TASK GOAL:
Set down all of the data that follows word for word, without the images.

INFORMATION SHOWN:
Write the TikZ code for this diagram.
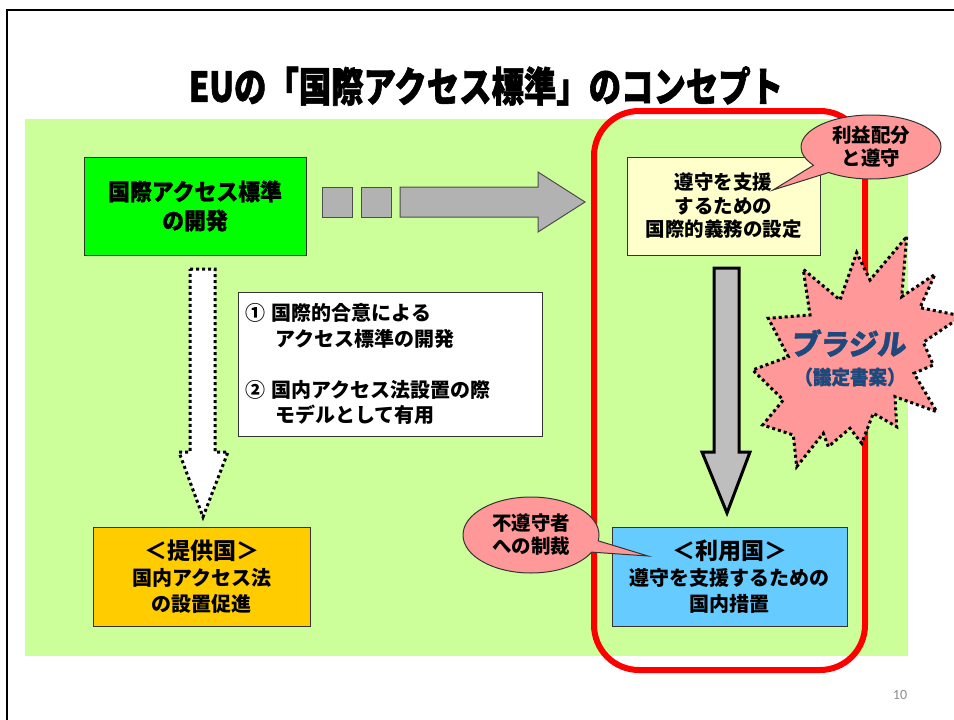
\documentclass[tikz,border=0pt]{standalone}
\usepackage{fontspec}
\usetikzlibrary{shapes.callouts}
\setmainfont{Noto Sans CJK JP}
\newfontfamily\titlefont{Noto Sans CJK JP}[FakeStretch=0.79,BoldFeatures={FakeBold=1.5}]
\newfontfamily\popfont{Noto Sans CJK JP}[FakeStretch=0.95,BoldFeatures={FakeBold=1}]
\newfontfamily\brazilfont{Noto Sans CJK JP}[FakeSlant=0.12,BoldFeatures={FakeBold=1.5}]
\newfontfamily\pagefont{Carlito}
\definecolor{bggreen}{RGB}{204,255,153}
\definecolor{devgreen}{RGB}{0,255,0}
\definecolor{obligyellow}{RGB}{255,255,204}
\definecolor{provorange}{RGB}{255,204,0}
\definecolor{userblue}{RGB}{102,204,255}
\definecolor{calloutpink}{RGB}{255,153,153}
\definecolor{arrowgray}{RGB}{178,178,178}
\definecolor{brazilblue}{RGB}{31,73,125}
\begin{document}
\begin{tikzpicture}[x=1pt,y=-1pt,
  box/.style={draw=black!80,line width=1,inner sep=0,align=center},
  bubble/.style={ellipse callout,draw=black!80,line width=1,fill=calloutpink,inner sep=0,align=center,
    callout pointer arc=18,font=\bfseries\fontsize{19.5}{23}\selectfont},
  blockarrow/.style={fill=arrowgray,draw=black!70,line width=1},
  dots/.style={line width=3,dash pattern=on 3pt off 3pt}]
\useasboundingbox (0,0) rectangle (954,720);
\draw[line width=2.5] (7,720)--(7,10)--(954,10);
\node[font=\titlefont\bfseries\fontsize{41}{41}\selectfont] (title) at (486,86) {EUの「国際アクセス標準」のコンセプト};
\fill[bggreen] (25,119) rectangle (908,656);
\draw[red,line width=6,rounded corners=45] (594,111) rectangle (865,670);
% boxes
\node[box,fill=devgreen,minimum width=222,minimum height=98,font=\popfont\bfseries\fontsize{23}{29}\selectfont] (devel) at (195,206) {国際アクセス標準\\の開発};
\node[box,fill=obligyellow,minimum width=193,minimum height=98,font=\bfseries\fontsize{19.5}{23.5}\selectfont] (oblig) at (723.5,206) {遵守を支援\\するための\\国際的義務の設定};
\node[box,fill=provorange,minimum width=217,minimum height=99,font=\bfseries\fontsize{20}{26}\selectfont] (provider) at (201.5,576.5) {{\fontsize{23}{26}\selectfont ＜提供国＞}\\国内アクセス法\\の設置促進};
\node[box,fill=userblue,minimum width=235,minimum height=99,font=\bfseries\fontsize{20}{26}\selectfont] (user) at (729.5,576.5) {{\fontsize{23}{26}\selectfont ＜利用国＞}\\遵守を支援するための\\国内措置};
\node[box,fill=white,minimum width=304,minimum height=144,text width=290,inner xsep=7,align=left,font=\bfseries\fontsize{20}{25.5}\selectfont] (note) at (390,364)
  {① 国際的合意による\\\hspace*{30pt}アクセス標準の開発\\[25.5pt]② 国内アクセス法設置の際\\\hspace*{30pt}モデルとして有用};
% arrows
\draw[blockarrow] (322,187) rectangle (352,217);
\draw[blockarrow] (361,187) rectangle (391,217);
\draw[blockarrow] (400,187)--(538,187)--(538,172)--(585,202)--(538,232)--(538,217)--(400,217)--cycle;
\draw[dots,fill=white] (190,269)--(215,269)--(215,452)--(228,452)--(203,517)--(179,452)--(190,452)--cycle;
\draw[fill=arrowgray!85!white,draw=black,line width=3] (714,268)--(739,268)--(739,452)--(750,452)--(727,513)--(702,452)--(714,452)--cycle;
% brazil star
\draw[dots,fill=calloutpink] (906.7,236.7)--(901.7,296.7)--(935,274.3)--(920,307.7)--(962,316)--(923.3,342.3)--(933.3,365)--(914,373.3)
  --(936.7,411.7)--(895,396.7)--(896.7,426.7)--(873.3,413.3)--(861.7,443.3)--(850,428.3)--(828.3,446.7)--(823.3,433.3)
  --(796.7,466.7)--(793.3,435)--(762.7,425)--(783.3,400)--(752.7,370)--(788.3,356.7)--(768.3,318.3)--(810,315)
  --(803.3,269.3)--(840,300)--(856.7,252.7)--(870,280)--cycle;
\node[text=brazilblue,font=\brazilfont\bfseries\fontsize{29}{29}\selectfont] (brazil) at (848,343) {ブラジル};
\node[text=brazilblue,font=\popfont\bfseries\fontsize{19.5}{19.5}\selectfont] (protocol) at (850,377) {（議定書案）};
% callouts
\coordinate (tip1) at (773,190);
\coordinate (tip2) at (648,556);
\node[bubble,minimum width=140,minimum height=64,callout absolute pointer={(tip1)}] (share) at (871,147) {利益配分\\と遵守};
\node[bubble,minimum width=136,minimum height=76,callout absolute pointer={(tip2)}] (sanction) at (531,535) {不遵守者\\への制裁};
\node[text=black!45,font=\pagefont\fontsize{14}{14}\selectfont] (page) at (900,695) {10};
\end{tikzpicture}
\end{document}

RESPONSE BELOW:
Write the TikZ code for this diagram.
\documentclass[tikz,border=0pt]{standalone}
\usepackage{fontspec}
\usetikzlibrary{shapes.callouts}
\setmainfont{Noto Sans CJK JP}
\newfontfamily\titlefont{Noto Sans CJK JP}[FakeStretch=0.79,BoldFeatures={FakeBold=1.5}]
\newfontfamily\popfont{Noto Sans CJK JP}[FakeStretch=0.95,BoldFeatures={FakeBold=1}]
\newfontfamily\brazilfont{Noto Sans CJK JP}[FakeSlant=0.12,BoldFeatures={FakeBold=1.5}]
\newfontfamily\pagefont{Carlito}
\definecolor{bggreen}{RGB}{204,255,153}
\definecolor{devgreen}{RGB}{0,255,0}
\definecolor{obligyellow}{RGB}{255,255,204}
\definecolor{provorange}{RGB}{255,204,0}
\definecolor{userblue}{RGB}{102,204,255}
\definecolor{calloutpink}{RGB}{255,153,153}
\definecolor{arrowgray}{RGB}{178,178,178}
\definecolor{brazilblue}{RGB}{31,73,125}
\begin{document}
\begin{tikzpicture}[x=1pt,y=-1pt,
  box/.style={draw=black!80,line width=1,inner sep=0,align=center},
  bubble/.style={ellipse callout,draw=black!80,line width=1,fill=calloutpink,inner sep=0,align=center,
    callout pointer arc=18,font=\bfseries\fontsize{19.5}{23}\selectfont},
  blockarrow/.style={fill=arrowgray,draw=black!70,line width=1},
  dots/.style={line width=3,dash pattern=on 3pt off 3pt}]
\useasboundingbox (0,0) rectangle (954,720);
\draw[line width=2.5] (7,720)--(7,10)--(954,10);
\node[font=\titlefont\bfseries\fontsize{41}{41}\selectfont] (title) at (486,86) {EUの「国際アクセス標準」のコンセプト};
\fill[bggreen] (25,119) rectangle (908,656);
\draw[red,line width=6,rounded corners=45] (594,111) rectangle (865,670);
% boxes
\node[box,fill=devgreen,minimum width=222,minimum height=98,font=\popfont\bfseries\fontsize{23}{29}\selectfont] (devel) at (195,206) {国際アクセス標準\\の開発};
\node[box,fill=obligyellow,minimum width=193,minimum height=98,font=\bfseries\fontsize{19.5}{23.5}\selectfont] (oblig) at (723.5,206) {遵守を支援\\するための\\国際的義務の設定};
\node[box,fill=provorange,minimum width=217,minimum height=99,font=\bfseries\fontsize{20}{26}\selectfont] (provider) at (201.5,576.5) {{\fontsize{23}{26}\selectfont ＜提供国＞}\\国内アクセス法\\の設置促進};
\node[box,fill=userblue,minimum width=235,minimum height=99,font=\bfseries\fontsize{20}{26}\selectfont] (user) at (729.5,576.5) {{\fontsize{23}{26}\selectfont ＜利用国＞}\\遵守を支援するための\\国内措置};
\node[box,fill=white,minimum width=304,minimum height=144,text width=290,inner xsep=7,align=left,font=\bfseries\fontsize{20}{25.5}\selectfont] (note) at (390,364)
  {① 国際的合意による\\\hspace*{30pt}アクセス標準の開発\\[25.5pt]② 国内アクセス法設置の際\\\hspace*{30pt}モデルとして有用};
% arrows
\draw[blockarrow] (322,187) rectangle (352,217);
\draw[blockarrow] (361,187) rectangle (391,217);
\draw[blockarrow] (400,187)--(538,187)--(538,172)--(585,202)--(538,232)--(538,217)--(400,217)--cycle;
\draw[dots,fill=white] (190,269)--(215,269)--(215,452)--(228,452)--(203,517)--(179,452)--(190,452)--cycle;
\draw[fill=arrowgray!85!white,draw=black,line width=3] (714,268)--(739,268)--(739,452)--(750,452)--(727,513)--(702,452)--(714,452)--cycle;
% brazil star
\draw[dots,fill=calloutpink] (906.7,236.7)--(901.7,296.7)--(935,274.3)--(920,307.7)--(962,316)--(923.3,342.3)--(933.3,365)--(914,373.3)
  --(936.7,411.7)--(895,396.7)--(896.7,426.7)--(873.3,413.3)--(861.7,443.3)--(850,428.3)--(828.3,446.7)--(823.3,433.3)
  --(796.7,466.7)--(793.3,435)--(762.7,425)--(783.3,400)--(752.7,370)--(788.3,356.7)--(768.3,318.3)--(810,315)
  --(803.3,269.3)--(840,300)--(856.7,252.7)--(870,280)--cycle;
\node[text=brazilblue,font=\brazilfont\bfseries\fontsize{29}{29}\selectfont] (brazil) at (848,343) {ブラジル};
\node[text=brazilblue,font=\popfont\bfseries\fontsize{19.5}{19.5}\selectfont] (protocol) at (850,377) {（議定書案）};
% callouts
\coordinate (tip1) at (773,190);
\coordinate (tip2) at (648,556);
\node[bubble,minimum width=140,minimum height=64,callout absolute pointer={(tip1)}] (share) at (871,147) {利益配分\\と遵守};
\node[bubble,minimum width=136,minimum height=76,callout absolute pointer={(tip2)}] (sanction) at (531,535) {不遵守者\\への制裁};
\node[text=black!45,font=\pagefont\fontsize{14}{14}\selectfont] (page) at (900,695) {10};
\end{tikzpicture}
\end{document}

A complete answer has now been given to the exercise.